After her husband died suddenly, Sheryl Sandberg grieved, as anyone would. What she did next was a little more unusual, and very much in the Silicon Valley spirit of problem-solving. As she grasped for answers, Facebook’s chief operating officer reached out to a business school professor.
Adam Grant, a Wharton School expert on organizational psychology, is a friend of Sandberg’s, but also someone she knew would have insight into her situation grounded in data. And in her moment of grief, Sandberg needed grounding.
“I was so worried my kids’ happiness would be destroyed in the moment we lost Dave,” Sandberg says of her husband, Dave Goldberg, who at the time of his death worked as the CEO of SurveyMonkey. “I asked Adam, ‘What do I do? Tell me. What. To. Do.’”
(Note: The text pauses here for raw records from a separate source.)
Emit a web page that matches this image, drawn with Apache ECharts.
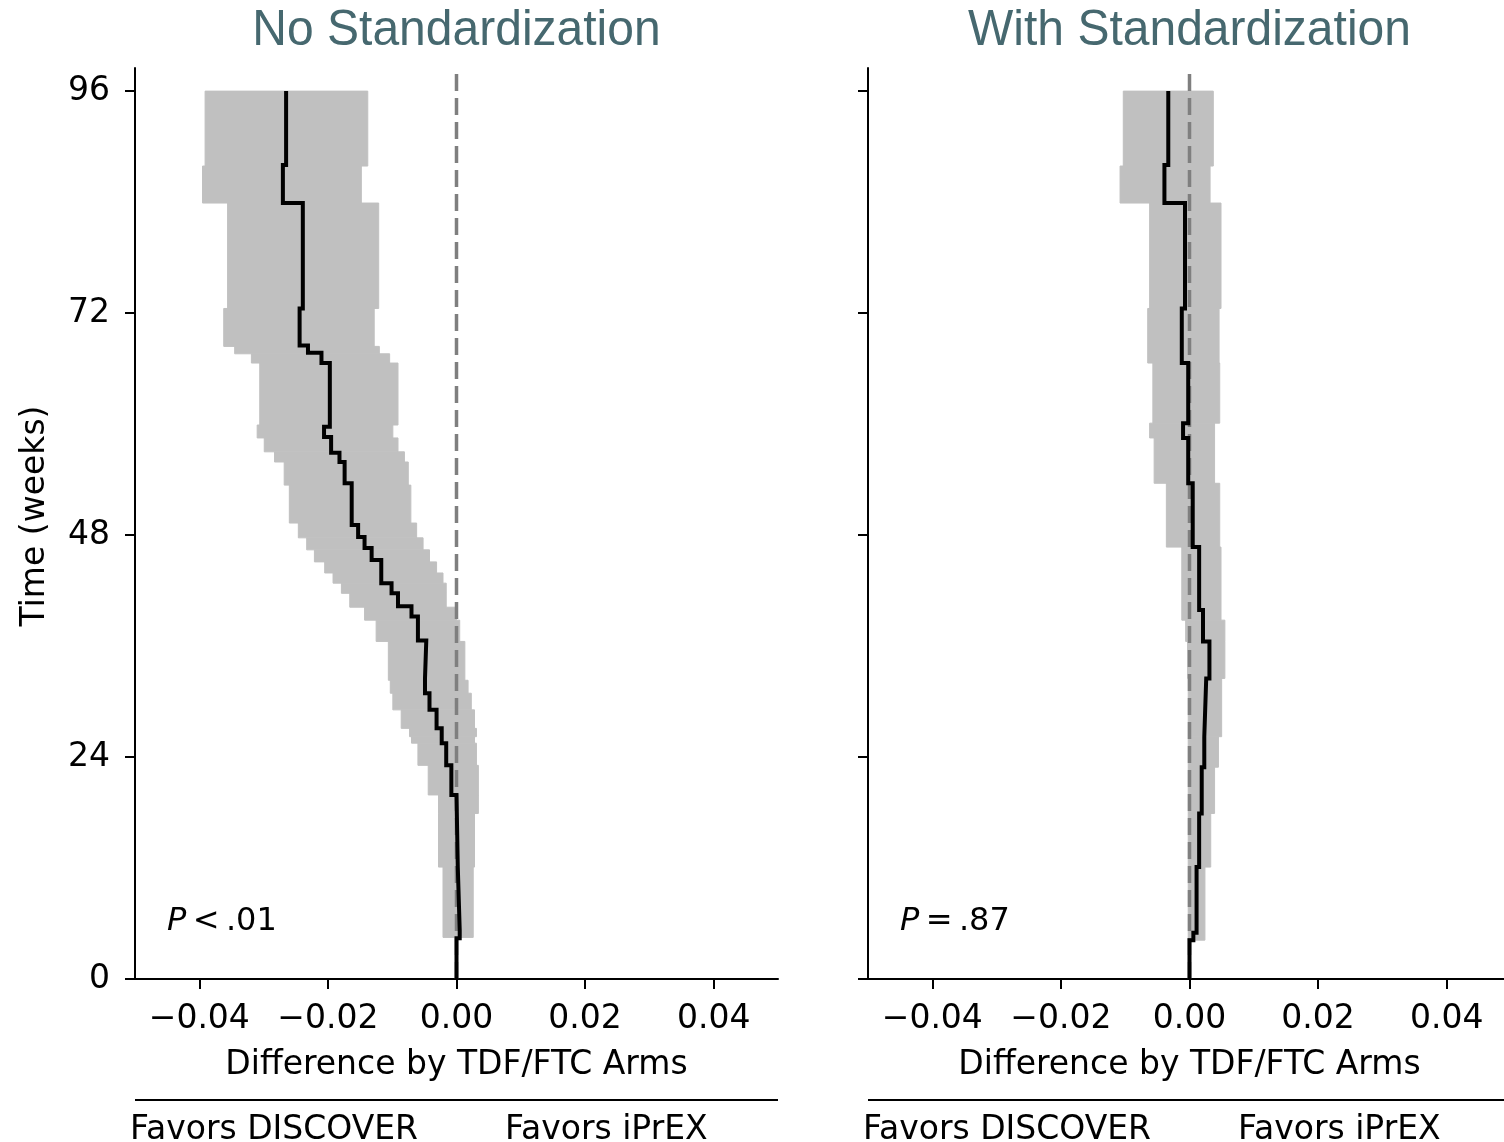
<!DOCTYPE html>
<html>
<head>
<meta charset="utf-8">
<script src="https://cdn.jsdelivr.net/npm/echarts@6/dist/echarts.min.js"></script>
<style>
  html, body { margin: 0; padding: 0; background: #fff; }
  #main { width: 1504px; height: 1142px; }
</style>
</head>
<body>
<div id="main"></div>
<script>
// every step starts at the given week and runs until the next start (the last one to END_WEEK)
const END_WEEK = 96
const Y_MAX = 98.5
const yTicks = [0, 24, 48, 72, 96]
const xTicks = [-0.04, -0.02, 0, 0.02, 0.04]
const titles = ['No Standardization', 'With Standardization']
const pTexts = ['<\u2009.01', '=\u2009.87']

// No Standardization
const leftEstStart = [0, 4.4, 5.3, 12.1, 19.9, 23.1, 25.5, 27.1, 29.1, 30.9, 32.5, 36.6, 39.2, 40.3, 41.7, 42.8,
  45.3, 46.6, 47.8, 49.1, 53.6, 55.9, 56.9, 58.6, 59.7, 66.6, 67.7, 68.5, 72.5, 83.9, 88]
const leftEst = [0, 0.0005, 0.0002, 0, -0.0008, -0.0016, -0.0023, -0.0031, -0.0042, -0.0049, -0.0047, -0.006,
  -0.007, -0.0091, -0.0101, -0.0117, -0.0132, -0.0143, -0.0153, -0.0163, -0.0174, -0.0182, -0.0195, -0.0206,
  -0.0197, -0.021, -0.0231, -0.0244, -0.0239, -0.027, -0.0265]
const leftBandStart = [4.5, 12.1, 17.9, 19.9, 23.1, 25.5, 26.2, 27.1, 29.1, 30.9, 32.3, 36.5, 38.8, 40.2, 41.7,
  42.8, 43.9, 45.1, 46.4, 47.7, 49.3, 53.4, 55.9, 57.0, 58.5, 59.9, 66.6, 67.6, 68.4, 72.5, 83.9, 87.9]
const leftLo = [-0.0021, -0.0028, -0.0028, -0.0044, -0.006, -0.007, -0.0073, -0.0086, -0.0099, -0.0103, -0.0106,
  -0.0125, -0.0143, -0.0166, -0.0179, -0.0192, -0.0205, -0.0221, -0.0233, -0.0246, -0.026, -0.0268, -0.0283,
  -0.0299, -0.031, -0.0306, -0.0319, -0.0345, -0.0362, -0.0356, -0.0395, -0.0391]
const leftHi = [0.0026, 0.0028, 0.0034, 0.0034, 0.0031, 0.0028, 0.0031, 0.0028, 0.0023, 0.0018, 0.0013, 0.0005,
  0.0, -0.0016, -0.0016, -0.0021, -0.0031, -0.0042, -0.0052, -0.0062, -0.0071, -0.0075, -0.0081, -0.0091,
  -0.0099, -0.0091, -0.0104, -0.012, -0.0128, -0.0121, -0.0148, -0.0138]

// With Standardization
const rightEstStart = [0, 4.2, 5.0, 12.1, 17.9, 22.9, 26.2, 32.5, 36.5, 39.9, 46.7, 53.6, 58.5, 60.1, 66.6, 72.5, 83.9, 88]
const rightEst = [0, 0.0006, 0.0011, 0.0015, 0.0019, 0.0023, 0.0026, 0.0031, 0.0021, 0.0015, 0.0005, -0.0002,
  -0.001, -0.0002, -0.0012, -0.0007, -0.0039, -0.0033]
const rightBandStart = [4.2, 12.1, 17.9, 22.9, 26.2, 32.5, 36.5, 38.8, 46.7, 53.6, 58.5, 60.1, 66.6, 72.5, 83.9, 87.9]
const rightLo = [-0.0002, -0.0002, -0.0002, -0.0002, -0.0002, -0.0003, -0.0006, -0.0012, -0.0036, -0.0055, -0.0062,
  -0.0057, -0.0065, -0.0062, -0.0108, -0.0103]
const rightHi = [0.0024, 0.0033, 0.0039, 0.0045, 0.005, 0.0055, 0.0055, 0.0049, 0.0047, 0.0039, 0.0039, 0.0047,
  0.0046, 0.0049, 0.0032, 0.0037]

const FONT = 'DejaVu Sans'
const FS = 33
const GRID_LEFT = [135, 868]
const GRID_TOP = 68
const GRID_W = 643
const GRID_H = 911

//阶梯线的点
const stairs = (starts, vals) => {
  let pts = []
  for (let i = 0; i < starts.length; i++) {
    let t1 = i < starts.length - 1 ? starts[i + 1] : END_WEEK
    pts.push([vals[i], starts[i]], [vals[i], t1])
  }
  return pts
}
//置信带, 每一段一个矩形
const bandItems = (starts, lo, hi) => {
  return starts.map((t, i) => [t, i < starts.length - 1 ? starts[i + 1] : END_WEEK, lo[i], hi[i]])
}

const fmtX = (v) => {
  let s = Math.abs(v).toFixed(2)
  return v < -1e-9 ? '\u2212' + s : s
}

const panels = [
  {est: stairs(leftEstStart, leftEst), band: bandItems(leftBandStart, leftLo, leftHi)},
  {est: stairs(rightEstStart, rightEst), band: bandItems(rightBandStart, rightLo, rightHi)}
]

let grid = []
let xAxis = []
let yAxis = []
let series = []
let graphic = [{
  type: 'text', x: 35, y: 516, rotation: Math.PI / 2,
  style: {text: 'Time (weeks)', font: FS + 'px "DejaVu Sans"', fill: '#000', align: 'center', verticalAlign: 'middle'}
}]

panels.forEach((p, i) => {
  grid.push({left: GRID_LEFT[i], top: GRID_TOP, width: GRID_W, height: GRID_H, outerBoundsMode: 'none'})
  xAxis.push({
    type: 'value', gridIndex: i, min: -0.05, max: 0.05,
    name: 'Difference by TDF/FTC Arms', nameLocation: 'middle', nameGap: 70,
    nameTextStyle: {fontFamily: FONT, fontSize: FS, color: '#000'},
    axisLine: {onZero: false, lineStyle: {color: '#000', width: 2}},
    axisTick: {customValues: xTicks, length: 10, lineStyle: {color: '#000', width: 2}},
    axisLabel: {customValues: xTicks, formatter: fmtX, margin: 24, fontFamily: FONT, fontSize: FS, color: '#000'},
    splitLine: {show: false}
  })
  yAxis.push({
    type: 'value', gridIndex: i, min: 0, max: Y_MAX,
    axisLine: {onZero: false, lineStyle: {color: '#000', width: 2}},
    axisTick: {customValues: yTicks, length: 10, lineStyle: {color: '#000', width: 2}},
    axisLabel: {show: i === 0, customValues: yTicks, margin: 25,
      fontFamily: FONT, fontSize: FS, color: '#000'},
    splitLine: {show: false}
  })
  series.push({
    type: 'custom', xAxisIndex: i, yAxisIndex: i, z: 1, silent: true,
    data: p.band,
    encode: {x: [2, 3], y: [0, 1]},
    renderItem: (params, api) => {
      let a = api.coord([api.value(2), api.value(1)])
      let b = api.coord([api.value(3), api.value(0)])
      return {
        type: 'rect',
        shape: {x: a[0], y: a[1], width: b[0] - a[0], height: b[1] - a[1]},
        style: {fill: '#c0c0c0', stroke: '#c0c0c0', lineWidth: 1}
      }
    }
  })
  series.push({
    type: 'line', xAxisIndex: i, yAxisIndex: i, z: 2, silent: true, symbol: 'none',
    data: [[0, 0], [0, Y_MAX]],
    lineStyle: {color: '#7f7f7f', width: 3.5, type: [17, 7]}
  })
  series.push({
    type: 'line', xAxisIndex: i, yAxisIndex: i, z: 3, silent: true, symbol: 'none',
    data: p.est,
    lineStyle: {color: '#000', width: 4, join: 'miter'}
  })

  let x0 = GRID_LEFT[i]
  graphic.push({
    type: 'text', x: x0 + GRID_W / 2, y: 31, scaleY: 1.05,
    style: {text: titles[i], font: '48px "Liberation Sans"', fill: '#46686f', align: 'center', verticalAlign: 'middle'}
  })
  graphic.push({
    type: 'text', x: x0 + 32, y: 922,
    style: {
      text: '{i|P}\u2009' + pTexts[i],
      font: '32px "DejaVu Sans"', fill: '#000', verticalAlign: 'middle',
      rich: {i: {fontStyle: 'italic', fontFamily: FONT, fontSize: 32, fill: '#000'}}
    }
  })
  graphic.push({
    type: 'line', shape: {x1: x0, y1: 1100, x2: x0 + GRID_W, y2: 1100},
    style: {stroke: '#000', lineWidth: 2}
  })
  graphic.push({
    type: 'text', x: x0 - 5, y: 1130,
    style: {text: 'Favors DISCOVER', font: FS + 'px "DejaVu Sans"', fill: '#000', verticalAlign: 'middle'}
  })
  graphic.push({
    type: 'text', x: x0 + 370, y: 1130,
    style: {text: 'Favors iPrEX', font: FS + 'px "DejaVu Sans"', fill: '#000', verticalAlign: 'middle'}
  })
})

let chart = echarts.init(document.getElementById('main'), null, {renderer: 'canvas'})
chart.setOption({
  animation: false,
  backgroundColor: '#fff',
  grid: grid,
  xAxis: xAxis,
  yAxis: yAxis,
  series: series,
  graphic: graphic
})
</script>
</body>
</html>
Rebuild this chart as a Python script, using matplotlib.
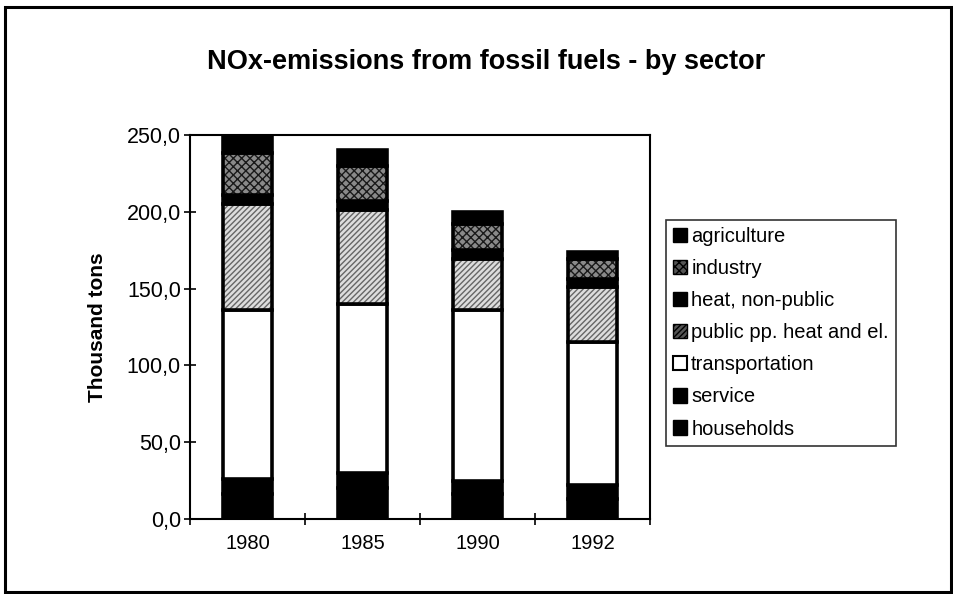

Grant told Sandberg about a longitudinal study of children who had lost a parent but nevertheless had happy childhoods and became well-adjusted adults. “The research was so helpful because something else that happens with death is this sense of complete loss of control,” Sandberg says. “I have no control over Dave’s death—it happened so suddenly. And even when death doesn’t happen so suddenly, you can’t stop it.”
In helping Sandberg find answers, Grant wound up becoming the co-author of her new book, Option B, about facing adversity and building resilience. It’s equal parts memoir, scientific explainer, and inspirational anecdotes of others who have struggled in difficult situations.